Look at how much of the opera is made up of ensembles – duets, trios, quartets, even sextets. Mozart’s interest here is in the interaction between people, and his music adapts into wonderfully fluid, continuous forms to enable this. Examples include the Act I sextet ‘Alla Bella Despinetta’, in which the sisters first meet the ‘Albanians’ – a character-packed musical episode whose sudden shifts of mood and style are achieved with breathtaking ease.
Fiordiligi is arguably Mozart’s most complicated heroine, a figure whose struggle between fidelity and desire is charted in music of rare psychological detail and enormous technical difficulty. Compare her to Figaro’s sunny Susanna and you see just how far Mozart has progressed in his portrayal of musical character.
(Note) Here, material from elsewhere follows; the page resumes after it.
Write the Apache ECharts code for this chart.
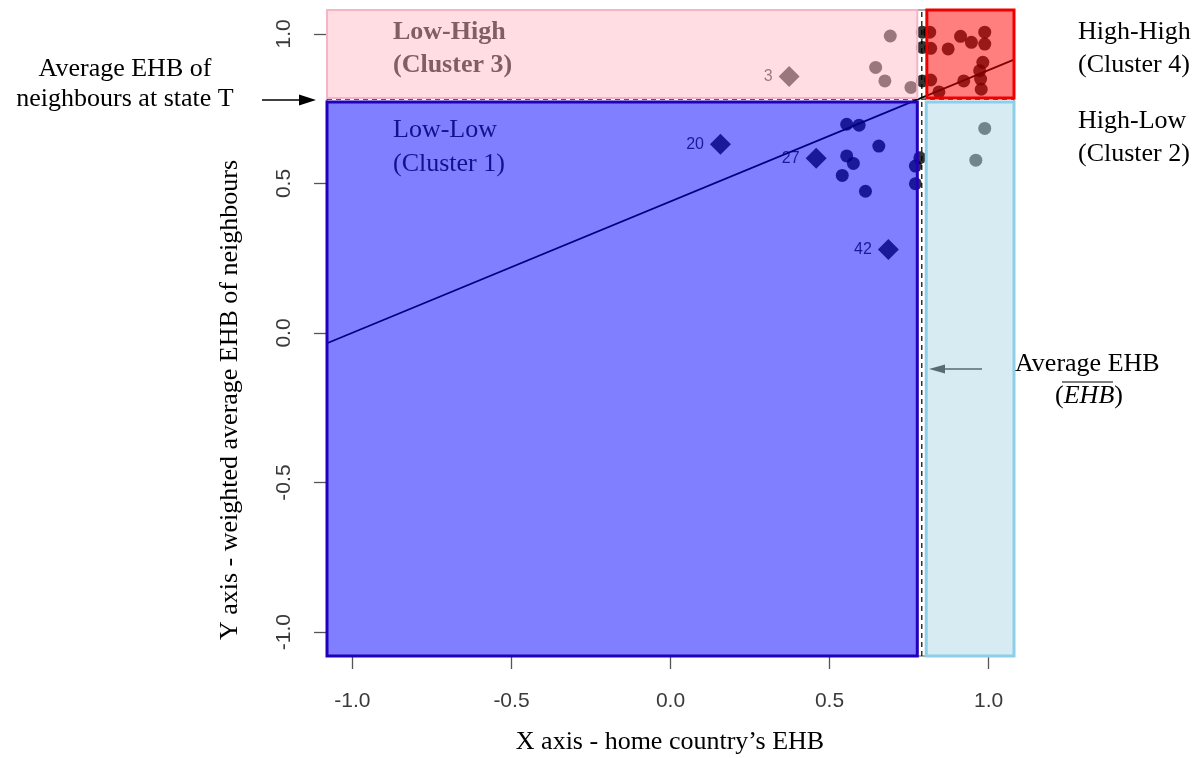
<!DOCTYPE html>
<html>
<head>
<meta charset="utf-8">
<script src="https://cdn.jsdelivr.net/npm/echarts@6/dist/echarts.min.js"></script>
<style>
  html, body { margin: 0; padding: 0; background: #ffffff; }
  #chart { width: 1204px; height: 758px; }
</style>
</head>
<body>
<div id="chart"></div>
<script>
// Axis extent and tick labels
const axisMin = -1.08;
const axisMax = 1.08;
const tickValues = [-1.0, -0.5, 0.0, 0.5, 1.0];

// Country observations: [home EHB, weighted neighbour EHB]
const pointsLowHigh = [[0.691, 0.993], [0.645, 0.888], [0.674, 0.843], [0.756, 0.821]];
const pointsOnMean = [[0.792, 1.006], [0.792, 0.955], [0.792, 0.843], [0.784, 0.586]];
const pointsHighHigh = [
  [0.815, 1.006], [0.818, 0.952], [0.873, 0.950], [0.912, 0.992], [0.946, 0.972],
  [0.988, 1.006], [0.988, 0.966], [0.982, 0.905], [0.972, 0.877], [0.975, 0.849],
  [0.977, 0.815], [0.922, 0.843], [0.818, 0.846], [0.844, 0.806]
];
const pointsHighLow = [[0.988, 0.684], [0.960, 0.578]];
const pointsLowLow = [
  [0.554, 0.698], [0.593, 0.695], [0.655, 0.625], [0.554, 0.592], [0.575, 0.567],
  [0.540, 0.527], [0.613, 0.474], [0.770, 0.558], [0.770, 0.499]
];

// Labelled countries (diamonds)
const labelledIds = ['3', '20', '27', '42'];
const labelledX = [0.373, 0.157, 0.458, 0.685];
const labelledY = [0.858, 0.631, 0.584, 0.279];

// Fitted line end points
const trendX = [-1.08, 1.08];
const trendY = [-0.034, 0.914];

// Means: home EHB and neighbours' EHB
const meanEHB = 0.79;
const meanNeighbour = 0.782;

// Quadrant bounds [xMin, yMin, xMax, yMax]
const quadLowHigh = [-1.08, 0.786, 0.776, 1.08];
const quadHighHigh = [0.806, 0.786, 1.08, 1.08];
const quadLowLow = [-1.08, -1.08, 0.776, 0.772];
const quadHighLow = [0.804, -1.08, 1.08, 0.772];

const allPoints = [].concat(pointsLowHigh, pointsOnMean, pointsHighHigh, pointsHighLow, pointsLowLow);
const diamonds = labelledIds.map((id, i) => ({ name: id, value: [labelledX[i], labelledY[i]] }));

function quad(b, fill, border, bw) {
  return [
    { coord: [b[0], b[1]], itemStyle: { color: fill, borderColor: border, borderWidth: bw } },
    { coord: [b[2], b[3]] }
  ];
}

const serif = '"Liberation Serif", "DejaVu Serif", serif';
const sans = '"Liberation Sans", Arial, sans-serif';
const f26 = '26px ' + serif;

function label(text, x, y, opts) {
  return Object.assign({
    type: 'text', x: x, y: y, z: 100,
    style: { text: text, font: f26, fill: '#000', align: 'left', verticalAlign: 'middle' }
  }, opts || {});
}

const chart = echarts.init(document.getElementById('chart'), null, { renderer: 'canvas' });

chart.setOption({
  animation: false,
  backgroundColor: '#ffffff',
  grid: {
    left: 327, right: 190, top: 10, bottom: 102,
    show: true, borderColor: '#555555', borderWidth: 1, backgroundColor: 'transparent'
  },
  xAxis: {
    type: 'value', min: axisMin, max: axisMax,
    splitLine: { show: false },
    axisLine: { show: false, onZero: false },
    axisTick: { show: true, length: 13, customValues: tickValues, lineStyle: { color: '#555555', width: 1.3 } },
    axisLabel: {
      customValues: tickValues, margin: 35,
      formatter: v => v.toFixed(1),
      fontFamily: sans, fontSize: 21, color: '#3a3a3a'
    }
  },
  yAxis: {
    type: 'value', min: axisMin, max: axisMax,
    splitLine: { show: false },
    axisLine: { show: false, onZero: false },
    axisTick: { show: true, length: 13, customValues: tickValues, lineStyle: { color: '#555555', width: 1.3 } },
    axisLabel: {
      customValues: tickValues, margin: 32, rotate: 90,
      formatter: v => v.toFixed(1),
      fontFamily: sans, fontSize: 21, color: '#3a3a3a'
    }
  },
  series: [
    {
      // mean reference lines
      type: 'line', z: 1, silent: true, symbol: 'none',
      data: [[meanEHB, axisMin], [meanEHB, axisMax]],
      lineStyle: { color: '#222222', width: 1.4, type: [5, 4] }
    },
    {
      type: 'line', z: 1, silent: true, symbol: 'none',
      data: [[axisMin, meanNeighbour], [axisMax, meanNeighbour]],
      lineStyle: { color: '#222222', width: 1.4, type: [5, 4] }
    },
    {
      // fitted line
      type: 'line', z: 2, silent: true, symbol: 'none',
      data: trendX.map((x, i) => [x, trendY[i]]),
      lineStyle: { color: '#000000', width: 1.7 }
    },
    {
      type: 'scatter', z: 2, silent: true,
      symbol: 'circle', symbolSize: 13,
      itemStyle: { color: '#000000' },
      data: allPoints
    },
    {
      type: 'scatter', z: 2, silent: true,
      symbol: 'diamond', symbolSize: 21,
      itemStyle: { color: '#000000' },
      label: {
        show: true, position: 'left', distance: 6,
        formatter: p => p.name,
        fontFamily: sans, fontSize: 16, color: '#000000'
      },
      data: diamonds
    },
    {
      // translucent quadrant overlays
      type: 'scatter', z: 10, silent: true, data: [],
      markArea: {
        silent: true, z: 10,
        label: { show: false },
        data: [
          quad(quadLowHigh, 'rgba(255,188,200,0.5)', '#f4b6c6', 2),
          quad(quadHighHigh, 'rgba(255,0,0,0.5)', '#ee0000', 3),
          quad(quadLowLow, 'rgba(0,0,255,0.5)', '#2200bb', 3),
          quad(quadHighLow, 'rgba(173,216,230,0.5)', '#8ccfe8', 3)
        ]
      }
    }
  ],
  graphic: [
    // axis titles
    label('X axis - home country\u2019s EHB', 670, 742, { style: { text: 'X axis - home country\u2019s EHB', font: f26, fill: '#000', align: 'center', verticalAlign: 'middle' } }),
    label('', 230, 400, { rotation: Math.PI / 2, style: { text: 'Y axis - weighted average EHB of neighbours', font: f26, fill: '#000', align: 'center', verticalAlign: 'middle' } }),

    // left annotation
    label('', 125, 69, { style: { text: 'Average EHB of', font: f26, fill: '#000', align: 'center', verticalAlign: 'middle' } }),
    label('', 125, 99, { style: { text: 'neighbours at state T', font: f26, fill: '#000', align: 'center', verticalAlign: 'middle' } }),
    { type: 'line', z: 100, shape: { x1: 262, y1: 100, x2: 302, y2: 100 }, style: { stroke: '#000', lineWidth: 1.6 } },
    { type: 'polygon', z: 100, shape: { points: [[299, 94.5], [316, 100], [299, 105.5]] }, style: { fill: '#000' } },

    // quadrant names
    label('', 393, 32, { style: { text: 'Low-High', font: 'bold ' + f26, fill: '#7f5e64', align: 'left', verticalAlign: 'middle' } }),
    label('', 393, 65, { style: { text: '(Cluster 3)', font: 'bold ' + f26, fill: '#7f5e64', align: 'left', verticalAlign: 'middle' } }),
    label('', 393, 130, { style: { text: 'Low-Low', font: f26, fill: '#12128c', align: 'left', verticalAlign: 'middle' } }),
    label('', 393, 164, { style: { text: '(Cluster 1)', font: f26, fill: '#12128c', align: 'left', verticalAlign: 'middle' } }),
    label('High-High', 1078, 32),
    label('(Cluster 4)', 1078, 65),
    label('High-Low', 1078, 121),
    label('(Cluster 2)', 1078, 154),

    // mean EHB annotation
    label('Average EHB', 1015, 364),
    { type: 'text', x: 1089, y: 396, z: 100,
      style: {
        text: '{p|(}{m|EHB}{p|)}', align: 'center', verticalAlign: 'middle',
        rich: {
          p: { font: f26, fill: '#000' },
          m: { font: 'italic ' + f26, fill: '#000' }
        }
      } },
    { type: 'line', z: 100, shape: { x1: 1062, y1: 382, x2: 1113, y2: 382 }, style: { stroke: '#000', lineWidth: 1.2 } },
    { type: 'line', z: 100, shape: { x1: 982, y1: 369, x2: 940, y2: 369 }, style: { stroke: '#566c72', lineWidth: 1.6 } },
    { type: 'polygon', z: 100, shape: { points: [[945, 364.5], [929, 369], [945, 373.5]] }, style: { fill: '#566c72' } }
  ]
});
</script>
</body>
</html>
One of the most unusual musical aspects of Così is the way in which it dissolves the traditional musical divide between comic opera (opera buffa) and dramatic opera (opera seria). Mozart keeps his audience guessing, pivoting swiftly from the broad comedy of Despina and the ‘Albanians’ to the near-tragic seriousness of Fiordiligi.
Though only a few minutes long, the opera’s overture neatly sets the tone for the action to come. Just listen to the sardonic opening oboe solo (an instrument associated through the opera with Don Alfonso), and the erratic mood of the Presto section, its semiquavers shifting between anxiety and ebullient joy.